Exclusionary practices are alive in many institutions, as people have been exposing online. Ascot is simply the school that got caught. Many others have escaped similar scrutiny because parents remain silent — too fearful of retaliation against their children, too embarrassed to complain, or too resigned to believe anything would change.
Just think about the revelation, that parents knew of, and sanctioned Ascot’s plan beforehand.
“The exclusion… was an agreed position following a meeting with the parents, especially for those who did not meet the criteria to participate in the graduation exercise,” read the official report from the education ministry.
Think about that. Adults sat in a room and collectively agreed that some children deserved to celebrate while others deserved to stand apart.
Once the think pieces stop and the outrage subsides, we must face the truth that Ascot did not invent this warped philosophy. Our education system has been practising it for decades.
For years we accepted the high-stakes Grade Six Achievement Test that sorted children into educational classes. Those with access to extra lessons, well-resourced schools, and strong support systems overwhelmingly secured places in traditional high schools, while those not so lucky were disproportionately funnelled elsewhere. The Primary Exit Profile promised a change, with continuous assessment meant to provide a more holistic picture of a child’s abilities and create fairer placements.
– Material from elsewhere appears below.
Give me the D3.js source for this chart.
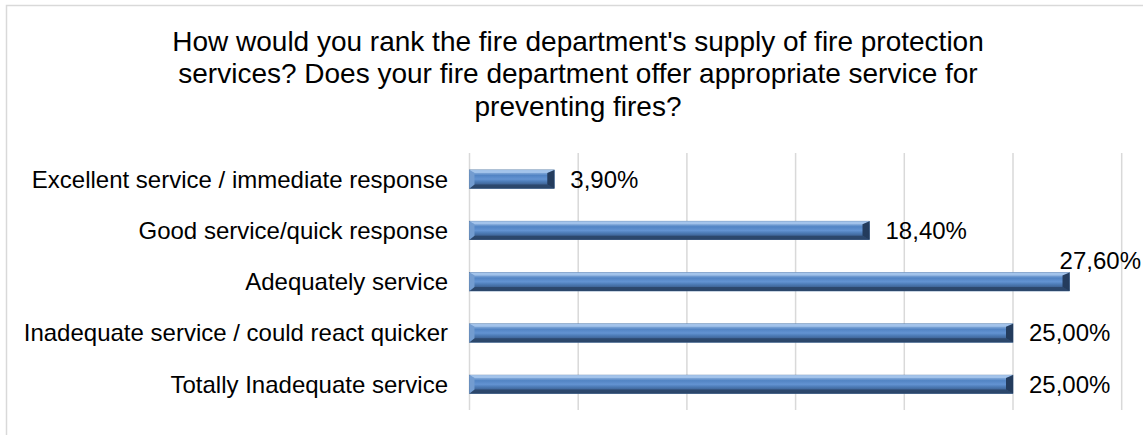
<!DOCTYPE html>
<html>
<head>
<meta charset="utf-8">
<script src="https://cdn.jsdelivr.net/npm/d3@7"></script>
<style>
  html, body { margin: 0; padding: 0; background: #fff; }
  svg { display: block; font-family: "Liberation Sans", Arial, sans-serif; }
</style>
</head>
<body>
<svg id="chart" width="1143" height="435"></svg>
<script>
// Survey answers, top to bottom
const categories = [
  "Excellent service / immediate response",
  "Good service/quick response",
  "Adequately service",
  "Inadequate service / could react quicker",
  "Totally Inadequate service"
];
const shares = [3.9, 18.4, 27.6, 25.0, 25.0];
const valueLabels = ["3,90%", "18,40%", "27,60%", "25,00%", "25,00%"];
const xTicks = [0, 5, 10, 15, 20, 25, 30];
const titleLines = [
  "How would you rank the fire department's supply of fire protection",
  "services? Does your fire department offer appropriate service for",
  "preventing fires?"
];

const svg = d3.select("#chart");
const W = 1143, H = 435;

// chart frame
svg.append("rect")
  .attr("x", 6.5).attr("y", 5.5)
  .attr("width", W + 10).attr("height", H + 10)
  .attr("fill", "#fff").attr("stroke", "#d9d9d9").attr("stroke-width", 1.5);

// title
svg.append("g").selectAll("text").data(titleLines).join("text")
  .attr("x", 578).attr("y", (d, i) => 51 + i * 32.3)
  .attr("text-anchor", "middle")
  .attr("font-size", 28).attr("fill", "#000")
  .text(d => d);

const x = d3.scaleLinear().domain([0, 30]).range([469.5, 1121.7]);
const y = d3.scaleBand().domain(categories).range([153.5, 410]).paddingInner(0.64).paddingOuter(0.32);

// vertical gridlines
svg.append("g").selectAll("line").data(xTicks).join("line")
  .attr("x1", d => x(d)).attr("x2", d => x(d))
  .attr("y1", 153).attr("y2", 410)
  .attr("stroke", "#d9d9d9").attr("stroke-width", 1.5);

// bevelled bar fill
const defs = svg.append("defs");
const grad = defs.append("linearGradient").attr("id", "barFill")
  .attr("x1", 0).attr("y1", 0).attr("x2", 0).attr("y2", 1);
[[0, "#9ec0ea"], [0.18, "#7aa3d6"], [0.3, "#5284c4"], [0.5, "#6393d2"], [0.62, "#4f7eba"], [0.8, "#3d6293"], [1, "#2f4c72"]]
  .forEach(([o, c]) => grad.append("stop").attr("offset", o).attr("stop-color", c));

const bars = svg.append("g").selectAll("g").data(categories).join("g");
const bh = y.bandwidth();
const bevL = 5, bevR = 7;

bars.append("rect")
  .attr("x", x(0)).attr("y", d => y(d))
  .attr("width", (d, i) => x(shares[i]) - x(0)).attr("height", bh)
  .attr("fill", "url(#barFill)")
  .attr("stroke", "#3f6797").attr("stroke-width", 0.6);

// top and bottom bevel strips
bars.append("polygon")
  .attr("points", (d, i) => {
    const x0 = x(0), x1 = x(shares[i]), t = y(d);
    return [[x0, t], [x1, t], [x1 - bevR, t + 3], [x0 + bevL, t + 3]].join(" ");
  })
  .attr("fill", "#a9c8ee").attr("opacity", 0.8);
bars.append("polygon")
  .attr("points", (d, i) => {
    const x0 = x(0), x1 = x(shares[i]), b = y(d) + bh;
    return [[x0, b], [x1, b], [x1 - bevR, b - 4], [x0 + bevL, b - 4]].join(" ");
  })
  .attr("fill", "#2a4467").attr("opacity", 0.85);
// left end (lit) and right end (shaded)
bars.append("polygon")
  .attr("points", (d) => {
    const x0 = x(0), t = y(d);
    return [[x0, t], [x0 + bevL, t + 3], [x0 + bevL, t + bh - 4], [x0, t + bh]].join(" ");
  })
  .attr("fill", "#739cd0");
bars.append("polygon")
  .attr("points", (d, i) => {
    const x1 = x(shares[i]), t = y(d);
    return [[x1, t], [x1 - bevR, t + 3], [x1 - bevR, t + bh - 4], [x1, t + bh]].join(" ");
  })
  .attr("fill", "#243c5d");

// category labels
svg.append("g").selectAll("text").data(categories).join("text")
  .attr("x", 448).attr("y", d => y(d) + bh / 2)
  .attr("dy", "0.35em").attr("text-anchor", "end")
  .attr("font-size", 24).attr("fill", "#000")
  .text(d => d);

// value labels; the widest one sits above its bar so it stays in frame
const maxShare = d3.max(shares);
svg.append("g").selectAll("text").data(categories).join("text")
  .attr("x", (d, i) => shares[i] === maxShare ? 1141 : x(shares[i]) + 16)
  .attr("y", (d, i) => y(d) + bh / 2 + (shares[i] === maxShare ? -21 : 0))
  .attr("dy", "0.35em")
  .attr("text-anchor", (d, i) => shares[i] === maxShare ? "end" : "start")
  .attr("font-size", 24).attr("fill", "#000")
  .text((d, i) => valueLabels[i]);
</script>
</body>
</html>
Yet nothing has fundamentally changed. The race simply begins earlier, at grade four, where nine-year-olds start competing for a limited number of coveted spaces in traditional schools. Long before adolescence, their socio-economic status, family support, and access to tutoring will shape the opportunities that will determine the rest of their lives.
And, let us not be fools, comforting ourselves with the tired “grow where you’re planted” refrain. We all know the truth. Some schools simply do not provide the same soil. Some children are expected to flourish in environments systemically deprived of the resources needed for success.
Ascot’s misstep was not an isolated lapse in judgement; it was just a painfully public reflection of the education system.
Yes, Principal Mark Jackson should reflect deeply on what happened under his leadership. He should have known that celebrations should be inclusive. But we adults have an extraordinary ability to convince ourselves that we are teaching resilience, motivation, and discipline, when in reality, we are just shaming. And shaming simply leaves scars that no apology can erase.
It’s time for all of us to look in the mirror, just like Principal Jackson was shamed into doing. Having normalised educational segregation, having accepted the hierarchy of traditional versus non-traditional schools as though it were natural, we cannot then, with a clear conscience, condemn Ascot for acting out the very values our education system has quietly rewarded for decades.
None of us is morally superior to Ascot Primary’s leadership. The school didn’t invent exclusion. Their only mistake was making visible what the rest of the system has become very good at disguising. And until we confront educational stratification, Ascot will not remain the exception.